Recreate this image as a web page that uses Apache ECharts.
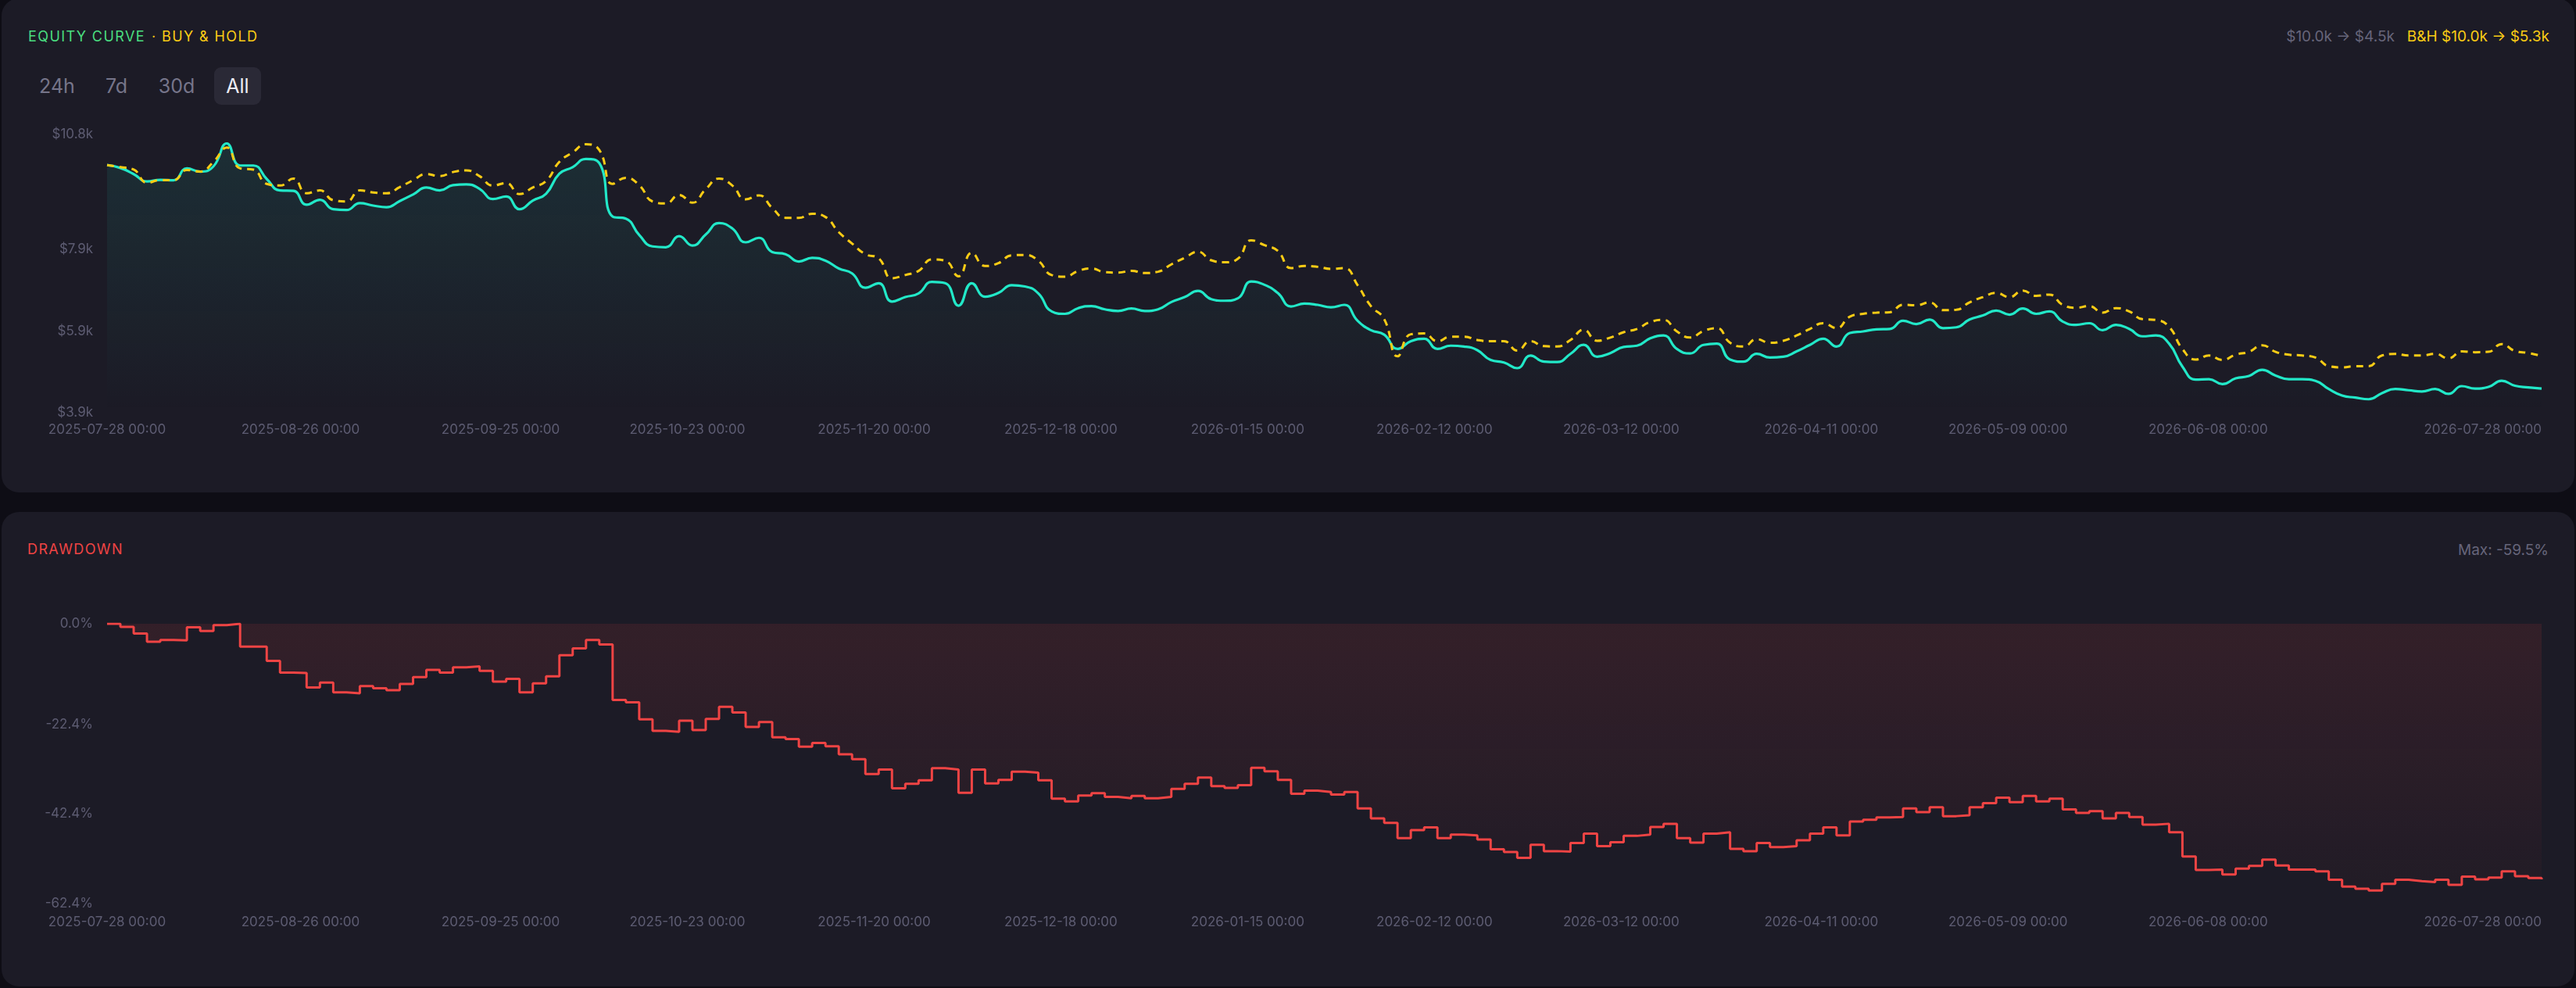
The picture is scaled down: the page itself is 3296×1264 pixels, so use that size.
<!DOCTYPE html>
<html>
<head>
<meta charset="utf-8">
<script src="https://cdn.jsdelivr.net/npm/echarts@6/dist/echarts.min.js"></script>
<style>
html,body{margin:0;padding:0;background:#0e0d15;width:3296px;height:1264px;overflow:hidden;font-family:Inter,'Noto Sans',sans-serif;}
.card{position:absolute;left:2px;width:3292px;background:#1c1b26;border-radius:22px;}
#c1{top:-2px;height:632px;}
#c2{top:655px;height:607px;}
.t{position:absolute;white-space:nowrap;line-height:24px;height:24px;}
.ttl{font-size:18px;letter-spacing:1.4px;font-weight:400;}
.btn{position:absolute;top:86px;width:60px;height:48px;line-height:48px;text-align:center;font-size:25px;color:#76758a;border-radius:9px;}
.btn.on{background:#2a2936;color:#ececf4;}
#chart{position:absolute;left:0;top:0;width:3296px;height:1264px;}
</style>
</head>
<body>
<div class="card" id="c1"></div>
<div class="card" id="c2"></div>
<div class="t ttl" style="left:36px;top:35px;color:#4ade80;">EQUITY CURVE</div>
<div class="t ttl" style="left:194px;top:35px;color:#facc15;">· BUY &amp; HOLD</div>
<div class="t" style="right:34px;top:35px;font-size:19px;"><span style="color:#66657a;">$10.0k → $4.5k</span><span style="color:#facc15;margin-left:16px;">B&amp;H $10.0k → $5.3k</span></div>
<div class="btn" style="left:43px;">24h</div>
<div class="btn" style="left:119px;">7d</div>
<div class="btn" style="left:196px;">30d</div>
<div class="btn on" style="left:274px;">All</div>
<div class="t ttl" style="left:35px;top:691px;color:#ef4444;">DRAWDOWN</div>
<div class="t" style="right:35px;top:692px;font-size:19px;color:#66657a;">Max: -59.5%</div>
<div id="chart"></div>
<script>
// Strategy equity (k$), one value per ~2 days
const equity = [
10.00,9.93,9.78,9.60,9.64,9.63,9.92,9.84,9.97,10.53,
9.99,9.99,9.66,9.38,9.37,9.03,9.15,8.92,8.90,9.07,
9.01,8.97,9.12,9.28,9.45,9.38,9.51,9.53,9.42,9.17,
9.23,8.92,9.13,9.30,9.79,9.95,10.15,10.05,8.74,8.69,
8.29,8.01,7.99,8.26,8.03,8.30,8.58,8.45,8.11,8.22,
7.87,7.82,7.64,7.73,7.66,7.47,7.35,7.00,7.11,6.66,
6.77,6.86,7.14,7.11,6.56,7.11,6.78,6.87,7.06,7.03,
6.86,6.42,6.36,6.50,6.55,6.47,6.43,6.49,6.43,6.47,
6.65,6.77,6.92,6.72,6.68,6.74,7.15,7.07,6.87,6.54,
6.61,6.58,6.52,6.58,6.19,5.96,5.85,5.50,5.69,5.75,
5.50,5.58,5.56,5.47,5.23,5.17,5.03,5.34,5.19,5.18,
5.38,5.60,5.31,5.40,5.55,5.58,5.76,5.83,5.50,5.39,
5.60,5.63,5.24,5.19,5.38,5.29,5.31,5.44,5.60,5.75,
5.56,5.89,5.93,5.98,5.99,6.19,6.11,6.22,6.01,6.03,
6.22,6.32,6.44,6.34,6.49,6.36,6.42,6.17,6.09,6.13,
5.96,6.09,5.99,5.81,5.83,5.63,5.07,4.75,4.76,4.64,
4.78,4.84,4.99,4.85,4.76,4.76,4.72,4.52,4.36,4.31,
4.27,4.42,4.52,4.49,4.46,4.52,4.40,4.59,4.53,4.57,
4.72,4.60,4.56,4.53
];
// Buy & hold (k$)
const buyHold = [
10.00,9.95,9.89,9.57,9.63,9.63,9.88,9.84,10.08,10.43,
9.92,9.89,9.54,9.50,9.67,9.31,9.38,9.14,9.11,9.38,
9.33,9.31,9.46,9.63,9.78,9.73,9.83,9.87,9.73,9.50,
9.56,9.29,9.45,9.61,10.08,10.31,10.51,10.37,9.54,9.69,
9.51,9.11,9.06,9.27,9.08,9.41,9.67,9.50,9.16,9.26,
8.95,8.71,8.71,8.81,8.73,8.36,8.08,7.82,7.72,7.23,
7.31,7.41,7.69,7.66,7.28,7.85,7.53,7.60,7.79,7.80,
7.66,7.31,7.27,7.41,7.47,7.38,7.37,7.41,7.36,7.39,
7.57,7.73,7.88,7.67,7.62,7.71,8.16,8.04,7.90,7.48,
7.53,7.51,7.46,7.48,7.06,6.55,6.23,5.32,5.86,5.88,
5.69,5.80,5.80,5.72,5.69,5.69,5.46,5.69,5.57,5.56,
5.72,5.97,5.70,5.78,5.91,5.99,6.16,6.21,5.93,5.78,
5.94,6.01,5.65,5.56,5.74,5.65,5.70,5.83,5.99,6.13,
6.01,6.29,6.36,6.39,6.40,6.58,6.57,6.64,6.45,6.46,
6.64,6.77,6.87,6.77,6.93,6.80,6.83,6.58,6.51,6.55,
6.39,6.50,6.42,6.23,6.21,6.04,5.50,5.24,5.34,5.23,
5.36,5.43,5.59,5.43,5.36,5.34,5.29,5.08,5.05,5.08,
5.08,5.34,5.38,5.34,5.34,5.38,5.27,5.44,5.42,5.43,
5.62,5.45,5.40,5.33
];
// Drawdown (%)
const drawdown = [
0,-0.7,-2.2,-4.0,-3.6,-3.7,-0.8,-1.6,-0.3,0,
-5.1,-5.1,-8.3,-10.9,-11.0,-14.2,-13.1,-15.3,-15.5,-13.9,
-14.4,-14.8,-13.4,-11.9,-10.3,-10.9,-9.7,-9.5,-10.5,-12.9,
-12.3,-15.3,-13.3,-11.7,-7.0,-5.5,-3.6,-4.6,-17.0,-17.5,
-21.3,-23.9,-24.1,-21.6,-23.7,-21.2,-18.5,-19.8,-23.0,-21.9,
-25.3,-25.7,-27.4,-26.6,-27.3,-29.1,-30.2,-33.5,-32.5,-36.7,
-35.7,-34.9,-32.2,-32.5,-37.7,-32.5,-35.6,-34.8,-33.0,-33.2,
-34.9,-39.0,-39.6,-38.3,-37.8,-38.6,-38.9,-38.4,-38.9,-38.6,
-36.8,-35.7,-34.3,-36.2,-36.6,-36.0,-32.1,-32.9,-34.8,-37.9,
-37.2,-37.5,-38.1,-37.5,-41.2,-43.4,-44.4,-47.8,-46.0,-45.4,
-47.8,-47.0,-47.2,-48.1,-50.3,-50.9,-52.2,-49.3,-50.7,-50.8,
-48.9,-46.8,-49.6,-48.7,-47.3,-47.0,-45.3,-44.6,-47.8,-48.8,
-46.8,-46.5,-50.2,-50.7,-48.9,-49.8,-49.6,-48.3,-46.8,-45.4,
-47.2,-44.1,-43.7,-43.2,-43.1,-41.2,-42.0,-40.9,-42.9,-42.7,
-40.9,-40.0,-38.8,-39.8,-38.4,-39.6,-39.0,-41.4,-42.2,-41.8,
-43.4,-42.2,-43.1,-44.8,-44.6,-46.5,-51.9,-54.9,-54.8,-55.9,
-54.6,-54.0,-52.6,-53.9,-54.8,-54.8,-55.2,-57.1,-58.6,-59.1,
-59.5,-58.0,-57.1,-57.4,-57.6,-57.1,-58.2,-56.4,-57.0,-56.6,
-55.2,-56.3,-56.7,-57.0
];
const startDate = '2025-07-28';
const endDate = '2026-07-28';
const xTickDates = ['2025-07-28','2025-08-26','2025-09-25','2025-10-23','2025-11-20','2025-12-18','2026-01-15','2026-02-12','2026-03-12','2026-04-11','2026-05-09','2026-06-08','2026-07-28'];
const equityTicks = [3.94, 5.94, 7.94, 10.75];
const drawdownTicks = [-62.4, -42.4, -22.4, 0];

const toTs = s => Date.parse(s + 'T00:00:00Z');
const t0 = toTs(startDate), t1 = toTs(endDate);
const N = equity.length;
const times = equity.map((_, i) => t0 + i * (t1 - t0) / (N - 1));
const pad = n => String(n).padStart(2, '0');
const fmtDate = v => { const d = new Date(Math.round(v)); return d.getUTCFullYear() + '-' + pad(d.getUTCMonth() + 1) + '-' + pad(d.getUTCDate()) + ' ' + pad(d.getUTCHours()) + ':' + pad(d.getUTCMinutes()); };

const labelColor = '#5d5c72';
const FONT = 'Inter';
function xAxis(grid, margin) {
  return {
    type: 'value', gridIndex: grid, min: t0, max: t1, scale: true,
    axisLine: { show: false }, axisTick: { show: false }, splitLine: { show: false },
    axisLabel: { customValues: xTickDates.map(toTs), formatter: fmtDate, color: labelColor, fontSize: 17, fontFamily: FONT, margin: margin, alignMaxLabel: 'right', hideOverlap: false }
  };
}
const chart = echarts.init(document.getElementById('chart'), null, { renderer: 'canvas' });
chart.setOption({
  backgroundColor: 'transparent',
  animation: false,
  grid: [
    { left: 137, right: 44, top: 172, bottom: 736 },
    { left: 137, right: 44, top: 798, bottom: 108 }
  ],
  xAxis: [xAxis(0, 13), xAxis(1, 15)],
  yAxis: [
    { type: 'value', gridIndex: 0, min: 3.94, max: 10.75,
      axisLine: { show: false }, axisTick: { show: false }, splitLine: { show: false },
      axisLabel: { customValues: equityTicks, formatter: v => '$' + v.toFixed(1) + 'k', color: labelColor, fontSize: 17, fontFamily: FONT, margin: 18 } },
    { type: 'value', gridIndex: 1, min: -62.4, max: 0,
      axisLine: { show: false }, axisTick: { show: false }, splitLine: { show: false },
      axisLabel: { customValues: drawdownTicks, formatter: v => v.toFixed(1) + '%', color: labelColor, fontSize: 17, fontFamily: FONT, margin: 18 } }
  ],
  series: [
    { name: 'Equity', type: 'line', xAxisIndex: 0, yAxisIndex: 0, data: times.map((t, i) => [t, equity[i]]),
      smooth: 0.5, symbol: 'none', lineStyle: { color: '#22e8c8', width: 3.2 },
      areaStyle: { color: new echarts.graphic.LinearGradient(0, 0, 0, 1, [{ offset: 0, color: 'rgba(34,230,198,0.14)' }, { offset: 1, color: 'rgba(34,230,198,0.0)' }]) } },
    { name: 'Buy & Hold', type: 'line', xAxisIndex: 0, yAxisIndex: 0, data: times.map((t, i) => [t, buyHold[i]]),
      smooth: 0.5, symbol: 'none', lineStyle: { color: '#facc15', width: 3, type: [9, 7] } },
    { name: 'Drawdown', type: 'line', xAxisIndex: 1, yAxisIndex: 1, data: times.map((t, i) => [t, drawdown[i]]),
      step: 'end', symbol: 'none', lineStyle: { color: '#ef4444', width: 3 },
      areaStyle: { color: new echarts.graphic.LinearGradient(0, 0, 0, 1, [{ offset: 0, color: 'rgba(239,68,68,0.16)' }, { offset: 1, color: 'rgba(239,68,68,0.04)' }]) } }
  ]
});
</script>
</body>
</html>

EXERCISE BRIEF ▸ Where a line holds "that", copy it out.

WRITTEN ANSWER ▸
Recreate this image as a web page that uses Apache ECharts.
The picture is scaled down: the page itself is 3296×1264 pixels, so use that size.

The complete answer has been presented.